Автор:
Венедикт Ерофеев
Венедикт Ерофеев
Венедикт Ерофеев
Венедикт Ерофеев
Венедикт Ерофеев

Я четко помню то утро, когда прочел поэму «Москва-Петушки» Вени Ерофеева. Ночь перед этим утром прошла ужасно, как, собственно, проходит любая ночь, когда тебе 17 лет и ты, склонный к выпивке, учащийся ПТУ. Водка, запиваемая пивом для большего эффекта, вышибает из тебя все человеческое, ты превращаешься в безмолвную скотину, блюющую себе на штаны. Благо тем утром я очнулся дома. Сходил в ларек на остановке, взял две бутылки «ПИТ’а», а пока ходил, нащупал во внутреннем кармане книжечку в мягком переплете и вспомнил, что на досуге перед попойкой взял в кабинете у отца книгу «Москва-Петушки» Ерофеева. Я тогда по «Культуре» часто смотрел программу «Апокриф», которую вел Виктор Ерофеев, и вот с ним-то я Венедикта и перепутал. Младенец! И пить-то я тогда не умел, и в литературе не разбирался. Да и сейчас также. Я и сейчас пить не умею, и в литературе не очень разбираюсь, просто за прошедшие годы я больше выпил и больше прочел, так что у некоторых создается впечатление, будто умею и разбираюсь, а на самом деле нет — просто вопрос закалки.

И вот сижу я, поглощаю этот  «ПИТ» (который сейчас превратился в полнейшую мочу), читаю эту бессмертную поэму и не понимаю, отчего мне, похмельному, легчает на душе: от пива или от поэмы?

В русской литературе полно трагичных судеб. Уж не знаю, можно ли назвать трагичной судьбу Венедикта Ерофеева. В конце концов, человек сам выбрал себе такой образ жизни. С его мозгами и золотой медалью по окончании школы – все дороги были открыты перед ним. Но у Вени помимо незаурядных мозгов были еще и совесть, и вкус, и «вместительная душа».

«И вообще, мозгов в тебе не очень много. Тебе ли, опять же, этого не знать? Смирись, Веничка, хотя бы на том, что твоя душа вместительнее ума твоего. Да и зачем тебе ум, если у тебя есть совесть и сверх того еще и вкус? Совесть и вкус — это уж так много, что мозги становятся прямо излишними» – это Венедикт Васильевич скромничает в своей поэме.

Но обо всем по порядку.

Рожден Ерофеев был в Заполярье, Мурманской области 24 октября 1938 года. Своим северным происхождением Ерофеев объяснял свою любовь к норвежским композиторам Григу и Яну Сибелиусу и к литераторам Гамсуну, Ибсену, Бьёрнсону, о которых в начале 60-х написал несколько статей, отвергнутых редакторами как «ужасающие в методологическом отношении».

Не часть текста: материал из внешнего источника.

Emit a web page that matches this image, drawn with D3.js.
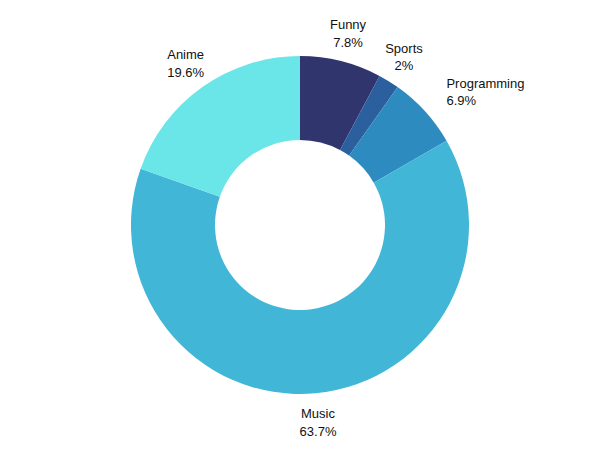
<!DOCTYPE html>
<html>
<head>
<meta charset="utf-8">
<script src="https://cdn.jsdelivr.net/npm/d3@7"></script>
<style>
  body { margin: 0; background: #fff; }
  text { font-family: "Liberation Sans", Arial, sans-serif; font-size: 13px; fill: #111; }
</style>
</head>
<body>
<div id="chart"></div>
<script>
  var categories = ['Funny', 'Sports', 'Programming', 'Music', 'Anime'];
  var values = [7.8, 2, 6.9, 63.7, 19.6];
  var colors = ['#31356e', '#2c5f9e', '#2e8bbf', '#41b6d6', '#6ae5e8'];

  var width = 600, height = 450;
  var cx = 300, cy = 225, outer = 169, inner = 85, labelR = 198;

  var data = categories.map(function (c, i) { return { name: c, value: values[i], color: colors[i] }; });

  var svg = d3.select('#chart').append('svg').attr('width', width).attr('height', height);
  var g = svg.append('g').attr('transform', 'translate(' + cx + ',' + cy + ')');

  var pie = d3.pie().sort(null).value(function (d) { return d.value; });
  var arc = d3.arc().innerRadius(inner).outerRadius(outer);
  var arcs = pie(data);

  g.selectAll('path').data(arcs).join('path')
    .attr('d', arc)
    .attr('fill', function (d) { return d.data.color; });

  var label = g.selectAll('text').data(arcs).join('text')
    .attr('transform', function (d) {
      var a = (d.startAngle + d.endAngle) / 2;
      return 'translate(' + (labelR * Math.sin(a)) + ',' + (-labelR * Math.cos(a)) + ')';
    })
    .attr('text-anchor', function (d) {
      var s = Math.sin((d.startAngle + d.endAngle) / 2);
      return s > 0.7 ? 'start' : (s < -0.7 ? 'end' : 'middle');
    });
  label.append('tspan').attr('x', 0).attr('dy', '-0.3em').text(function (d) { return d.data.name; });
  label.append('tspan').attr('x', 0).attr('dy', '1.35em').text(function (d) { return d.data.value + '%'; });
</script>
</body>
</html>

«Я сирота из Сибири» — эта характеристика самого себя в поэме, суть лейтмотив всего творчества Венедикта Ерофеева — это вечное одиночество, неприкаянность. Даже собеседники в его бессмертной поэме, среди которых узнают себя друзья Ерофеева, лишь попутчики, случайные люди, с которыми просто приятно поболтать. Сиротой себя Веня так лихо назвал потому, что почти все детство провел в детдоме, когда отца посадили «за распространение антисоветской пропаганды», а мать, которая не могла одна содержать троих детей, была вынуждена сдать их всех в детский дом и уехать на заработки.

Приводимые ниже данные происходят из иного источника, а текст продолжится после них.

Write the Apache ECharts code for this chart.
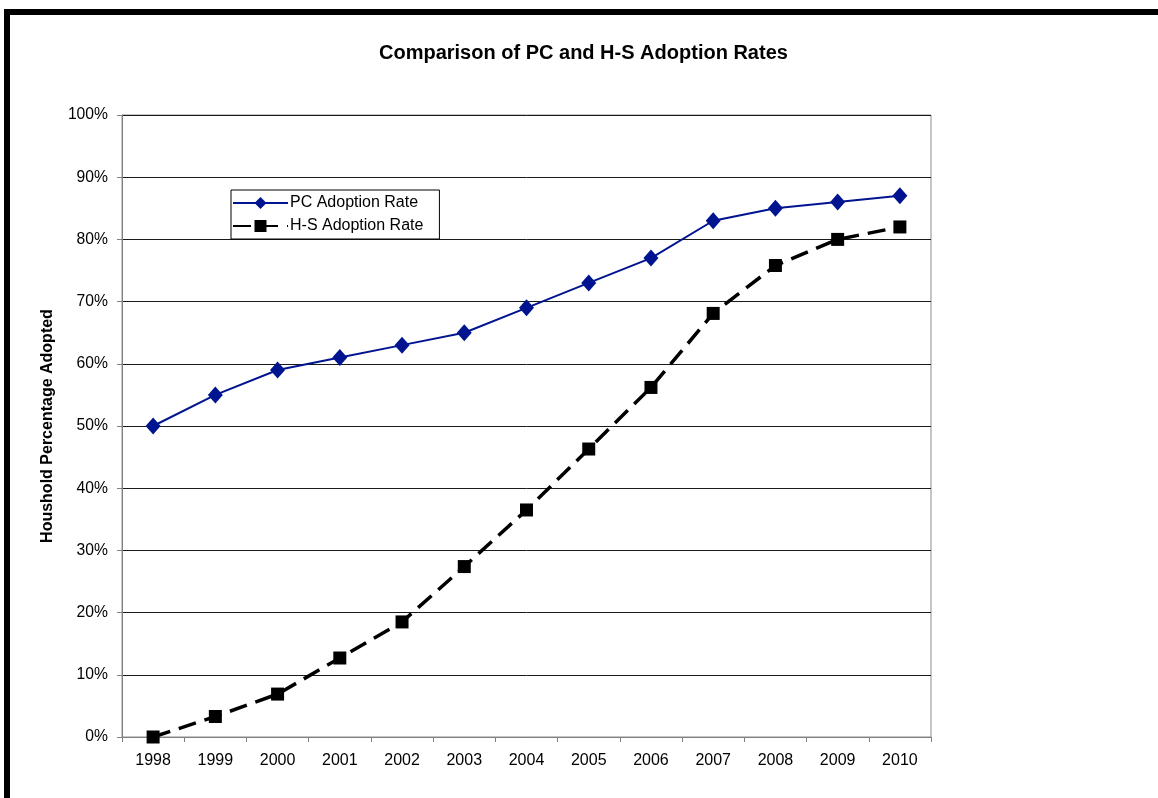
<!DOCTYPE html>
<html>
<head>
<meta charset="utf-8">
<script src="https://cdn.jsdelivr.net/npm/echarts@6/dist/echarts.min.js"></script>
<style>
  html, body { margin: 0; padding: 0; background: #fff; }
  #chart { width: 1158px; height: 798px; }
</style>
</head>
<body>
<div id="chart"></div>
<script>
// Years on the category axis
const years = ['1998', '1999', '2000', '2001', '2002', '2003', '2004', '2005', '2006', '2007', '2008', '2009', '2010'];
// Household adoption, percent
const pcAdoption = [50, 55, 59, 61, 63, 65, 69, 73, 77, 83, 85, 86, 87];
const hsAdoption = [0, 3.3, 6.9, 12.7, 18.5, 27.4, 36.5, 46.3, 56.2, 68.1, 75.8, 80, 82];
// Value axis range and step, percent
const yMin = 0, yMax = 100, yStep = 10;

const FONT = '"Liberation Sans", Arial, sans-serif';
const chart = echarts.init(document.getElementById('chart'), null, { renderer: 'canvas' });

chart.setOption({
  backgroundColor: '#ffffff',
  animation: false,
  textStyle: { fontFamily: FONT },
  title: {
    text: 'Comparison of PC and H-S Adoption Rates',
    left: 374,
    top: 38,
    textStyle: { fontFamily: FONT, fontSize: 20, fontWeight: 'bold', color: '#000' }
  },
  graphic: [
    // heavy frame along the top and left edges
    { type: 'rect', left: 4, top: 9, shape: { width: 1154, height: 6 }, style: { fill: '#000' }, silent: true },
    { type: 'rect', left: 4, top: 9, shape: { width: 6, height: 789 }, style: { fill: '#000' }, silent: true }
  ],
  grid: {
    left: 122, right: 227, top: 115, bottom: 61,
    show: true, borderColor: '#8c8c8c', borderWidth: 1, backgroundColor: '#fff'
  },
  legend: {
    orient: 'vertical',
    left: 231, top: 190,
    backgroundColor: '#fff',
    borderColor: '#000', borderWidth: 1,
    padding: [5, 16, 5, 1],
    itemGap: 7,
    itemWidth: 55, itemHeight: 15,
    textStyle: { fontFamily: FONT, fontSize: 16, color: '#000', padding: [0, 0, 0, -3] },
    data: ['PC Adoption Rate', 'H-S Adoption Rate']
  },
  xAxis: {
    type: 'category',
    data: years,
    boundaryGap: true,
    axisLine: { lineStyle: { color: '#808080', width: 1 } },
    axisTick: { show: true, length: 5, lineStyle: { color: '#808080' } },
    axisLabel: { fontFamily: FONT, fontSize: 16, color: '#000', margin: 16 },
    splitLine: { show: false }
  },
  yAxis: {
    type: 'value',
    min: yMin, max: yMax, interval: yStep,
    name: 'Houshold Percentage Adopted',
    nameLocation: 'middle',
    nameGap: 66,
    nameTextStyle: { fontFamily: FONT, fontSize: 16, fontWeight: 'bold', color: '#000' },
    axisLine: { show: true, lineStyle: { color: '#808080', width: 1 } },
    axisTick: { show: true, length: 5, lineStyle: { color: '#808080' } },
    axisLabel: { fontFamily: FONT, fontSize: 15.7, color: '#000', margin: 14, formatter: v => v + '%' },
    splitLine: { show: true, lineStyle: { color: '#1a1a1a', width: 1 } }
  },
  series: [
    {
      name: 'PC Adoption Rate',
      type: 'line',
      data: pcAdoption,
      symbol: 'diamond',
      symbolSize: [15, 17],
      color: '#001490',
      lineStyle: { color: '#001490', width: 2 },
      itemStyle: { color: '#001490' },
      z: 3
    },
    {
      name: 'H-S Adoption Rate',
      type: 'line',
      data: hsAdoption,
      symbol: 'rect',
      symbolSize: 13,
      color: '#000',
      lineStyle: { color: '#000', width: 3.5, type: [18, 9] },
      itemStyle: { color: '#000' },
      z: 2
    }
  ]
});
</script>
</body>
</html>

Вот папенька б**довал, б**довал, б**довал, б**довал и доб**довался до того, что на него сделали донос. И папеньку в 38-м году, когда я родился, только и видели. И действительно, папеньку мы увидели только в 54-м. Естественно, по 58-й статье. Припомнили ему, что он по пьянке хулил советскую власть, ударяя кулаком об стол.

И о детском доме: «Ни одного светлого воспоминания. Сплошное мордобитие и культ физической силы. Ничего больше». И о своем положении в жестокой детской иерархии: «Можно было найти такую позицию, и вполне можно было, удавалось занять вот эту маленькую и очень удобную позицию наблюдателя. И я ее занял. Может быть, эта позиция и не вполне высока, но плевать на высокость», «Я наблюдал за своими однокашниками — они просто не любят читать. Ну вот, скажем, есть люди, которые не любят выпивать. Поэтому выделиться там было нетрудно, потому что все были, как бы покороче сказать… ну, мудаки».

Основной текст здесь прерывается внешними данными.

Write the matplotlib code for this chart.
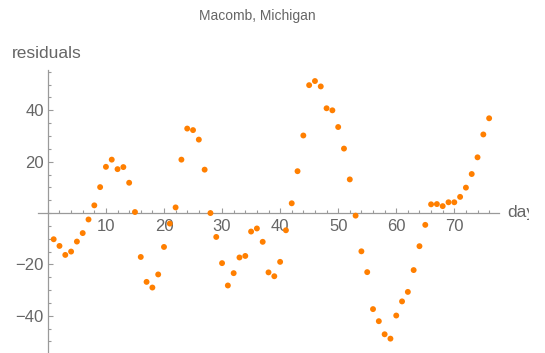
import numpy as np
import matplotlib
matplotlib.use("Agg")
import matplotlib.pyplot as plt
import matplotlib.ticker as mticker
from matplotlib.transforms import Bbox

# ===============================
# DATA
# ===============================

days = list(range(1, 77))
residuals = [
    -10.2, -12.8, -16.3, -15.0, -11.1, -7.8, -2.5, 3.0, 10.1, 18.0,
    20.8, 17.1, 17.9, 11.8, 0.4, -17.1, -26.8, -29.0, -23.9, -13.2,
    -4.1, 2.2, 20.8, 32.9, 32.3, 28.6, 16.9, 0.0, -9.3, -19.5,
    -28.2, -23.4, -17.3, -16.7, -7.2, -6.0, -11.2, -23.1, -24.6, -19.0,
    -6.7, 3.8, 16.3, 30.2, 49.8, 51.4, 49.3, 40.8, 40.0, 33.5,
    25.1, 13.1, -1.0, -14.9, -23.0, -37.4, -42.1, -47.2, -48.9, -39.9,
    -34.4, -30.7, -22.2, -12.9, -4.6, 3.4, 3.5, 2.7, 4.2, 4.2,
    6.3, 9.9, 15.2, 21.7, 30.6, 36.9,
]

x_major = [10, 20, 30, 40, 50, 60, 70]
y_major = [-40, -20, 20, 40]

title = "Macomb, Michigan"
xlabel = "day"
ylabel = "residuals"

# -------------------------------
# STYLE
# -------------------------------

plt.rcParams["font.family"] = ["Liberation Sans", "DejaVu Sans"]
axis_gray = "#9a9a9a"
text_gray = "#666666"
dot_color = "#ff7f00"

W, H = 545, 353
fig = plt.figure(figsize=(W / 100, H / 100), dpi=100)

# axes box in pixels (left, right, top, bottom)
left_px, right_px, top_px, bottom_px = 38, 499.3, 70, 352
ax = fig.add_axes([left_px / W, 1 - bottom_px / H,
                   (right_px - left_px) / W, (bottom_px - top_px) / H])
ax.patch.set_alpha(0)

ax.scatter(days, residuals, s=18, color=dot_color, edgecolors="none",
           zorder=3, clip_on=False)

ax.set_xlim(-1.7, 77.75)
ax.set_ylim(-54.1, 55.7)

# Mathematica-style axes crossing at the origin
ax.spines["top"].set_visible(False)
ax.spines["right"].set_visible(False)
ax.spines["left"].set_position(("data", 0))
ax.spines["bottom"].set_position(("data", 0))
for s in ["left", "bottom"]:
    ax.spines[s].set_color(axis_gray)
    ax.spines[s].set_linewidth(0.9)

ax.xaxis.set_major_locator(mticker.FixedLocator(x_major))
ax.xaxis.set_minor_locator(mticker.MultipleLocator(2))
ax.yaxis.set_major_locator(mticker.FixedLocator(y_major))
ax.yaxis.set_minor_locator(mticker.MultipleLocator(5))

ax.tick_params(axis="both", which="both", direction="in", color=axis_gray,
               labelcolor=text_gray, labelsize=12)
ax.tick_params(axis="both", which="major", length=3.5, width=0.8)
ax.tick_params(axis="both", which="minor", length=2.2, width=0.8)
ax.tick_params(axis="x", which="major", pad=4)
ax.tick_params(axis="y", which="major", pad=3)

# axis labels and title
fig.text(12 / W, 1 - 53 / H, ylabel, ha="left", va="center",
         fontsize=12.5, color=text_gray)
t = fig.text(507 / W, 1 - 212 / H, xlabel, ha="left", va="center",
             fontsize=12.5, color=text_gray)
t.set_clip_on(True)
t.set_clip_box(Bbox([[0, 0], [529, H]]))
fig.text(257 / W, 1 - 16 / H, title, ha="center", va="center",
         fontsize=10, color=text_gray)

fig.savefig("out.png", dpi=100)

К восьмому классу мама забирает детей из дет.дома. В итоге Веня оканчивает школу с золотой медалью.

«Я учился в 10-м «К» и единственный из всех десятых получил золотую медаль. У нас были дьявольски требовательные учителя. Я таких учителей не встречал более, а тем более на Кольском полуострове. Их, видно, силком туда загнали, а они говорили, что по зову сердца. Мы понимали, что такое зов сердца. Лучшие выпускники Ленинградского университета приехали нас учить на Кольском полуострове. Они, б**дюги, из нас вышибали все, что возможно. Такой требовательности я не видел ни в одной школе потом» — возможно эти загнанные в глухую, промерзлую глушь «выпускники Ленинградского университета» и вбили в маленького мечтательного Веню любовь к знаниям (пусть он будет мечтательным, не знаю, но мне кажется, он такой мелкий и был, именно мечтательный). И вот он выезжает за Полярный круг: «Кроме зэков у нас там, ничего не водилось… А тут увидел я корову — и разомлел. Увидел высокую сосну и обомлел всем сердцем…» — насколько же мрачно было в месте взрастившем Ерофеева?!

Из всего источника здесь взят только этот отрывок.